With a few instances of flat to modestly higher numbers sprinkled here and there, most of the cash market recorded small losses Friday in a muted reversal of the advances that had thoroughly dominated trading earlier last week. A large majority of the drops were in single digits. Northeast citygates, having much greater heights from which to fall, tended to see all of the larger declines ranging from a little more than a dime to as much as $1.30 or so.
It wouldn’t be much of a respite, but the Midwest and Northeast were slated to get a slight moderation in cold temperatures during the weekend. That, along with the slump in industrial load that typically accompanies a weekend and the cessation of day-earlier screen support that had helped boost cash quotes in the previous two days, were cited as the chief factors in the overall weekend softness.
However, it wouldn’t be surprising if an uphill price trek resumes Monday, at least in the East. New cold fronts, accompanied by snow in many areas, were forecast for early this week not only in the Midwest and Northeast, but also in the South. In addition, after March futures limped off the board Thursday with a loss of less than a penny, the April contract made its prompt-month debut Friday with an impressive advance of 26.1 cents, which, combined with the return of industrial demand, should give some boost to Monday’s numbers.
A couple of sources expressed puzzlement about the screen’s behavior in light of a mostly softer cash market. “Why in heck was Nymex so strong today?” asked one. About the only rationale that could be offered was futures traders setting their sights on the anticipated resumption of winter storms in eastern markets this week (see futures story).
Despite the forecasts for new storms in the Northeast, a regional utility buyer said his local area was expected to see “relatively normal weather, nothing severe” this week.

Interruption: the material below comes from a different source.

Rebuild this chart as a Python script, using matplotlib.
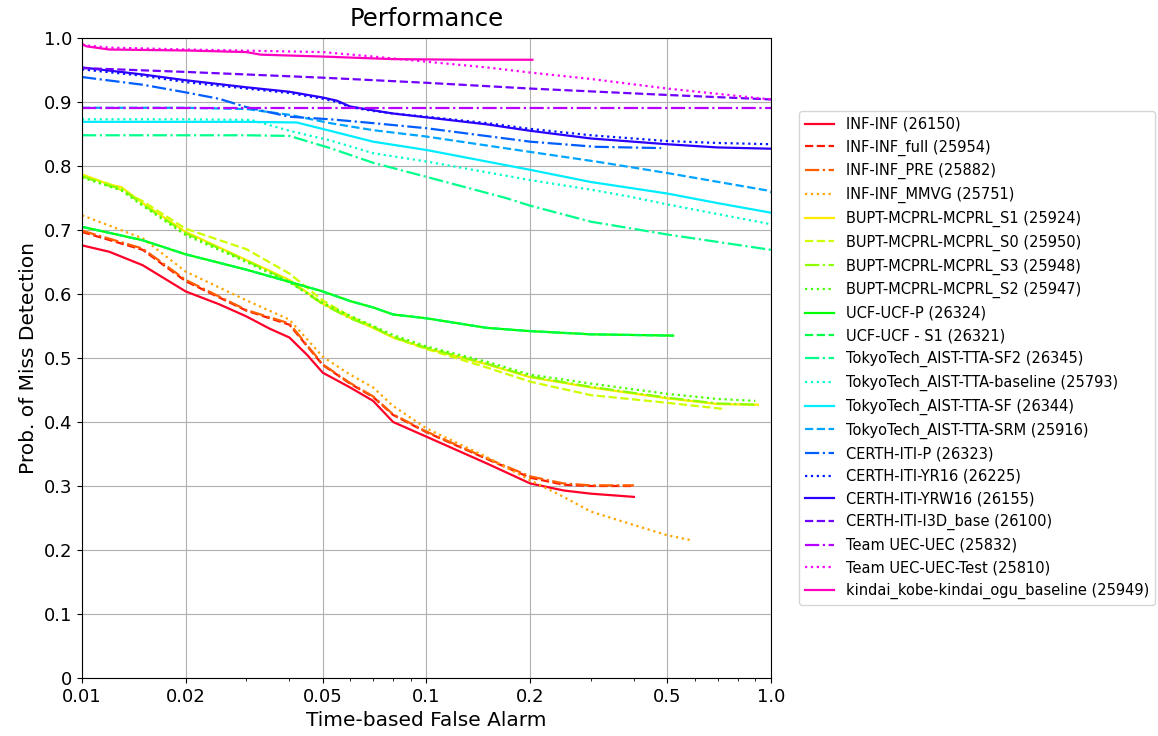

A Calgary-based producer said weather in his Midwest market area would moderate a little over the weekend, but would not get “that much warmer.” To him, the weather was actually “kind of a non-event” outside the Northeast last week because there were no constraints on moving gas to the Midwest. He noted that with July futures trading close to $6.90 Friday, “most people would be happy to buy Chicago around $6.30 [Friday’s spot average] now and keep it [in storage] until then” for resale.
Brushing aside last week’s cold weather in northern market areas and the prospects for more this week, the producer proclaimed that he was “one of the ones that says winter is over. The only market with possible price spikes left is the Northeast, and that’s primarily because it’s transport-constrained.”
However, Weather 2000 tried to reinforce the idea that it’s a bad idea to dismiss the winter effect on gas markets prematurely. In a midweek advisory, it insisted on setting the record straight: “The coldest Marches ever can’t hold a candle to the coldest Februarys, let alone coldest Januarys of all time, but March 2005 could be one for the March ages” if current scenarios persist. “We are already two full months removed from the shortest days of the year, so the increased solar radiation makes it a very difficult task for the atmosphere to match the level of frigidity that we witnessed last month, for example. However, double-digit [temperature] departures are fair game, and unlike the more focused shots of arctic air in January 2005, literally the majority of contiguous U.S. surface area could be under the colder-than-normal gun” during March. The consulting firm concluded, “We advise waiting until Easter comes and goes before anyone turns their back on winter’s home stretch.”
A Lower Midwest utility buyer reported the market was “pretty quiet, and it’s beautiful weather here.” His company is still coasting through the winter on storage and term contracts, so he didn’t buy any new gas for March. In fact, it may be hard pressed to use up all of its available supplies during March, he added.
Most bidweek business got wrapped up Friday, if not earlier, leaving little to be done Monday. Most late prices were considerably higher than where they started the week, a producer noted. For example, March Chicago citygates ended near $6.50, about even with Henry Hub, after beginning just a tad below $6. However, most Chicago business gets set up early, he observed, so there wasn’t much volume traded at the late higher prices. He reported selling at the citygate at basis of minus 3 cents last Tuesday, but said basis had moved as high as plus 20 cents Friday based on the screen’s strength. He anticipates a Chicago index around the mid $6.20s.
Citigroup analyst Kyle Cooper made an initial estimation of a withdrawal in the vicinity of 115 Bcf to be reported for the week ending Feb. 25. “Unfortunately, there is again a lot of disparity between the models, and our final estimate may be dramatically different [from] this early indication.”